At this point, Uriah's hatred towards David becomes clearer than ever, driven as it is by a sense of class divide (hence Heep's insistence of his "'umble" status). However, at the moment of David's departure, the creepy Heep again turns coat and reverts to his fawning, humble persona. In a further twist, the presiding magistrate in Uriah's case turns out to be none other than Mr. Creakle himself.

Although this scene isn't present in Iannucci's movie, elements of it remain in the final, dramatic confrontation; when David punches Uriah to the floor, the machiavellian clerk, rising to his feet, again comes over all sycophantic in an apparent act of contrition. Of course, we know the character is false to the core, although we also realise by this stage that Heep has been as much shaped by his circumstances as David has. The difference is, David has integrity; Uriah has none at all.


5. Mr. Barkis

Cart driver Mr. Barkis is only a minor character in the book, but he eventually becomes Peggotty's love interest and husband. Although he's revealed to be a Scrooge-style miser, he eventually bequeaths thousands of pounds to his wife. This helps flesh out the role of David's loyal and loving housekeeper, but Barkis isn't present in the movie. 

6. Dora's marriage to David

In Dickens' novel, David both romances and marries the tremulous, timid Dora Spenlow. The union turns out to be incompatible and somewhat unhappy, and Dora, known as the "child-wife", eventually passes away from illness following a miscarriage, allowing David to realise that his true love was Agnes all along.

Although Dora is present and correct in the movie (played by Morfydd Clark), she doesn't marry David, nor does she die. In fact, Iannucci's adaptation gives her more purpose, allowing Dora to exit David's life of her own volition when she perceives that she doesn't belong. This has literal and figurative overtones – she realises she doesn't want to become his wife, and also prevents herself being included in the narrative that David is authoring.

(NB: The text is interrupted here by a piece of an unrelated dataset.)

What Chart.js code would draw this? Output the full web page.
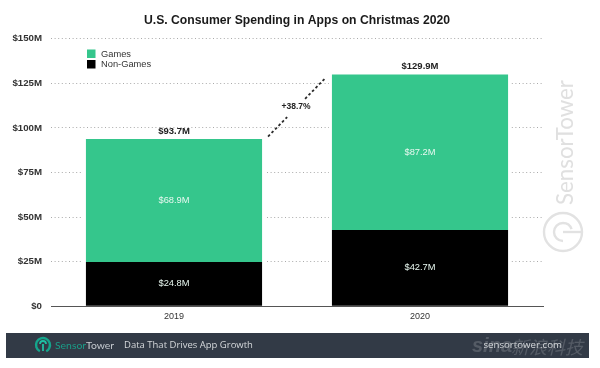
<!DOCTYPE html>
<html><head><meta charset="utf-8">
<script src="https://cdn.jsdelivr.net/npm/chart.js@4"></script>
<style>html,body{margin:0;padding:0;background:#fff}#w{width:600px;height:368px;filter:blur(0.45px)}canvas{display:block}</style>
</head><body><div id="w"><canvas id="c" width="600" height="368"></canvas></div>
<script>
const years = ['2019', '2020'];
const games = [68.9, 87.2];
const nonGames = [24.8, 42.7];
const totals = [93.7, 129.9];
const growthLabel = '+38.7%';
const yTicks = [0, 25, 50, 75, 100, 125, 150];
const GREEN = '#35c68c', FONT = '"Liberation Sans", Arial, sans-serif';

const decor = {
  id: 'decor',
  beforeDatasetsDraw(ch) {
    const c = ch.ctx, m = ch.getDatasetMeta(0), t = ch.getDatasetMeta(1);
    c.save(); c.fillStyle = '#fff';
    m.data.forEach((b, i) => {
      const w = b.width, top = t.data[i].y;
      c.fillRect(b.x - w / 2 - 3, top, w + 6, ch.scales.y.bottom - top - 1);
    });
    c.restore();
  },
  afterDatasetsDraw(ch) {
    const c = ch.ctx, x = ch.scales.x, y = ch.scales.y;
    const m1 = ch.getDatasetMeta(1);
    c.save();
    c.textBaseline = 'middle'; c.textAlign = 'center';
    c.font = '9.3px ' + FONT; c.fillStyle = '#e8f8f0';
    ch.data.datasets.forEach((ds, d) => {
      ch.getDatasetMeta(d).data.forEach((b, i) => {
        c.fillText('$' + ds.data[i].toFixed(1) + 'M', b.x, (b.y + b.base) / 2);
      });
    });
    c.font = 'bold 9.5px ' + FONT; c.fillStyle = '#222';
    totals.forEach((v, i) => c.fillText('$' + v.toFixed(1) + 'M', x.getPixelForValue(i), y.getPixelForValue(v) - 8));
    // connector, broken around its label
    const bw = m1.data[0].width;
    const x0 = x.getPixelForValue(0) + bw / 2 + 6, x1 = x.getPixelForValue(1) - bw / 2 - 6;
    const y0 = y.getPixelForValue(totals[0]) - 2.5, y1 = y.getPixelForValue(totals[1]) + 3;
    const at = p => [x0 + (x1 - x0) * p, y0 + (y1 - y0) * p];
    c.strokeStyle = '#2a2a2a'; c.lineWidth = 1.8; c.setLineDash([2.6, 2.4]);
    [[0, 0.33], [0.64, 1]].forEach(seg => {
      const a = at(seg[0]), b = at(seg[1]);
      c.beginPath(); c.moveTo(a[0], a[1]); c.lineTo(b[0], b[1]); c.stroke();
    });
    c.setLineDash([]);
    c.font = 'bold 8.5px ' + FONT; c.fillStyle = '#222';
    c.fillText(growthLabel, 296, 107);
    // legend
    const items = [['Games', GREEN, 49.5], ['Non-Games', '#000', 60]];
    c.textAlign = 'left'; c.font = '9.3px ' + FONT;
    items.forEach(it => {
      c.fillStyle = it[1]; c.fillRect(87, it[2], 8.5, 8.5);
      c.fillStyle = '#333'; c.fillText(it[0], 101, it[2] + 4.5);
    });
    c.restore();
  },
  afterDraw(ch) {
    const c = ch.ctx;
    c.save();
    c.save();
    c.translate(573, 205); c.rotate(-Math.PI / 2);
    c.font = '22.3px Lato, "Open Sans", sans-serif'; c.textAlign = 'left'; c.textBaseline = 'alphabetic';
    c.fillStyle = '#e0e0e0'; c.fillText('SensorTower', 0, 0);
    c.restore();
    c.strokeStyle = '#e2e2e2'; c.lineWidth = 2.4;
    c.beginPath(); c.arc(563, 232, 19, 0, 2 * Math.PI); c.stroke();
    c.beginPath(); c.arc(563, 232, 9, 0.5 * Math.PI, 1.9 * Math.PI); c.stroke();
    c.beginPath(); c.moveTo(563, 232); c.lineTo(582, 232); c.stroke();
    // footer band
    c.fillStyle = '#323a46'; c.fillRect(6, 333, 583, 25);
    c.strokeStyle = '#14a58c'; c.lineWidth = 2.4;
    c.beginPath(); c.arc(43, 345, 7, 0.65 * Math.PI, 0.35 * Math.PI); c.stroke();
    c.lineWidth = 1.8; c.strokeStyle = '#1fc0a4';
    c.beginPath(); c.arc(43, 344, 3, Math.PI, 2 * Math.PI); c.moveTo(43, 344); c.lineTo(43, 351); c.stroke();
    c.textBaseline = 'alphabetic'; c.textAlign = 'left';
    // sina watermark below the URL
    c.fillStyle = 'rgba(255,255,255,0.17)';
    c.font = 'italic bold 20px ' + FONT; c.fillText('sina', 472, 352);
    c.font = 'italic 18px "Noto Sans CJK SC", sans-serif'; c.fillText('新浪科技', 511, 354);
    c.textBaseline = 'middle';
    c.font = '10.4px Lato, sans-serif';
    c.fillStyle = '#1a9d88'; c.fillText('Sensor', 55, 345.5);
    const sw = c.measureText('Sensor').width;
    c.fillStyle = '#c6cbd0'; c.fillText('Tower', 55 + sw, 345.5);
    c.font = '9.5px "Open Sans", sans-serif'; c.fillStyle = '#d5d8db';
    c.fillText('Data That Drives App Growth', 124, 345.5);
    c.font = '9.7px "Open Sans", sans-serif'; c.textAlign = 'right';
    c.fillText('sensortower.com', 562, 345.5);
    c.restore();
  }
};

new Chart(document.getElementById('c'), {
  type: 'bar',
  data: {
    labels: years,
    datasets: [
      { label: 'Non-Games', data: nonGames, backgroundColor: '#000' },
      { label: 'Games', data: games, backgroundColor: GREEN }
    ]
  },
  options: {
    responsive: false, animation: false, events: [],
    layout: { padding: { left: 0, right: 57, top: 0, bottom: 41 } },
    datasets: { bar: { barPercentage: 0.716, categoryPercentage: 1 } },
    plugins: {
      legend: { display: false }, tooltip: { enabled: false },
      title: {
        display: true, fullSize: false, text: 'U.S. Consumer Spending in Apps on Christmas 2020',
        font: { family: FONT, size: 12.2, weight: 'bold' }, color: '#1a1a1a',
        padding: { top: 13, bottom: 11 }
      }
    },
    scales: {
      x: {
        stacked: true,
        grid: { display: false, drawTicks: false },
        border: { color: '#555', width: 1 },
        ticks: { color: '#333', font: { family: FONT, size: 9 }, padding: 5, maxRotation: 0 }
      },
      y: {
        stacked: true, min: 0, max: 150,
        afterBuildTicks(s) { s.ticks = yTicks.map(v => ({ value: v })); },
        afterFit(s) { s.width = 51; },
        border: { display: false, dash: [1, 2.6] },
        grid: { color: '#aaaaaa', tickLength: 0, lineWidth: 1 },
        ticks: { color: '#333', font: { family: FONT, size: 9.7, weight: 'bold' }, padding: 9, callback: v => v === 0 ? '$0' : '$' + v + 'M' }
      }
    }
  },
  plugins: [decor]
});
</script></body></html>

Iannucci transforms a somewhat one-dimensional character in the novel into someone who can make her own decisions, a nice contemporary touch in the midst of a period drama.


7. Steerforth's snobbery

One of the most poignant aspects of the novel is David's realisation that his close friend Steerforth isn't all he seems. The book is written from the perspective of an older man remembering his younger, more naive self – hence, Steerforth's behaviour is passed off as boyish and rambunctious, even though the reader understands that there are darker impulses going on.

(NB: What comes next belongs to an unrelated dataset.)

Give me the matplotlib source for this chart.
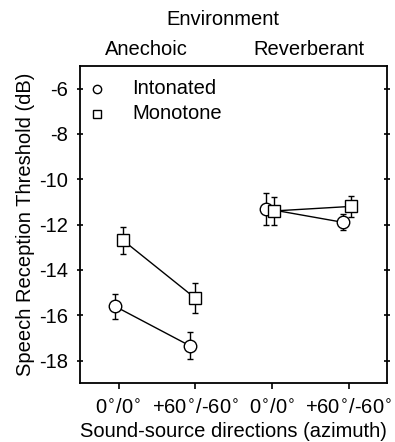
import matplotlib

matplotlib.use("Agg")
import matplotlib.pyplot as plt
import numpy as np

plt.rcParams.update({
  "font.family": ["Liberation Sans", "DejaVu Sans"],
  "font.size": 14,
  "axes.linewidth": 1.3,
})

# data
tick_labels = ["0$^{\\circ}$/0$^{\\circ}$", "+60$^{\\circ}$/-60$^{\\circ}$",
               "0$^{\\circ}$/0$^{\\circ}$", "+60$^{\\circ}$/-60$^{\\circ}$"]
environments = ["Anechoic", "Reverberant"]
env_x = [0.37, 0.782]
intonated_x = [0.95, 1.93, 2.92, 3.92]
intonated_y = [-15.6, -17.35, -11.3, -11.9]
intonated_err = [0.55, 0.6, 0.7, 0.35]
monotone_x = [1.06, 2.0, 3.03, 4.03]
monotone_y = [-12.7, -15.25, -11.4, -11.2]
monotone_err = [0.6, 0.65, 0.6, 0.45]

FS = 14.5

fig = plt.figure(figsize=(3.95, 4.42), dpi=100)
ax = fig.add_axes([0.203, 0.133, 0.777, 0.718])

style = dict(color="black", linewidth=1.0, capsize=2.5, elinewidth=1.0,
             markerfacecolor="white", markeredgecolor="black",
             markeredgewidth=1.0, markersize=9)
for seg in (slice(0, 2), slice(2, 4)):
  ax.errorbar(intonated_x[seg], intonated_y[seg], yerr=intonated_err[seg],
              marker="o", zorder=3, **style)
  ax.errorbar(monotone_x[seg], monotone_y[seg], yerr=monotone_err[seg],
              marker="s", zorder=3, **{**style, "markersize": 8})

# legend drawn as text + markers in axes coords
ax.plot([0.055], [0.928], "o", transform=ax.transAxes, ms=6,
        mfc="white", mec="black", mew=1.0, clip_on=False)
ax.plot([0.055], [0.848], "s", transform=ax.transAxes, ms=6,
        mfc="white", mec="black", mew=1.0, clip_on=False)
ax.text(0.17, 0.93, "Intonated", transform=ax.transAxes, va="center", fontsize=FS)
ax.text(0.17, 0.85, "Monotone", transform=ax.transAxes, va="center", fontsize=FS)

ax.set_xlim(0.5, 4.5)
ax.set_ylim(-19, -5)
ax.set_xticks(np.arange(1, 5))
ax.set_xticklabels(tick_labels, fontsize=FS)
ax.set_yticks(np.arange(-18, -5, 2))
ax.set_yticklabels([str(v) for v in range(-18, -5, 2)], fontsize=FS)
ax.tick_params(axis="both", direction="out", length=4, width=1.2)
ax.tick_params(axis="x", pad=7)
ax.tick_params(axis="y", right=True, direction="inout", length=5, pad=6)

ax.set_ylabel("Speech Reception Threshold (dB)", fontsize=FS, labelpad=3)
ax.set_xlabel("Sound-source directions (azimuth)", fontsize=FS, labelpad=3)

fig.text(0.565, 0.955, "Environment", ha="center", va="center", fontsize=FS)
for xc, env in zip(env_x, environments):
  fig.text(xc, 0.889, env, ha="center", va="center", fontsize=FS)

fig.savefig("out.png", dpi=100)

The first indication of this comes during the early sequence at Salem's school, when Steerforth gets teacher Mr. Mell fired. It transpires that Mell's mother lives in a workhouse and he supports her with his wages; when Steerforth learns this, he passes the news onto Creakle, who has Mell removed from the school.

As filtered through the haze of David's childhood memories, it appears that Steerforth has done no wrong. However, the unveiling of Steerforth's deeply unpleasant mother, who has helped shape her son's worldview, and Steerforth's eventual eloping with Emily, fiancee of Ham Peggotty, confirms that he is a deeply troubled individual.

Although Iannucci's film preserves the Steerforth/Emily storyline (Aimee Kelly plays the unfortunate girl), the firing of Mr. Mell has been removed (as indeed has the whole of the Salem school subplot). However, aspects of it remain: in the film, it is the perpetually-in-debt Mr. Micawber (Peter Capaldi) who suffers at the hands of Steerforth, when he arrives as a tutor to teach a class of students, of which David is a part.

There is an added sense of tragedy in the film's depiction of events: Micawber and Copperfield have been close friends for several years; in fact, the former took David in as a lodger when the boy arrived in London all alone. They did, however, part ways, when bailiffs arrived to repossess Micawber's things, throwing him out of the house in the process. It's Steerforth's knowledge of this existing friendship, and Micawber's money troubles, that helps propel the poor man's dismissal.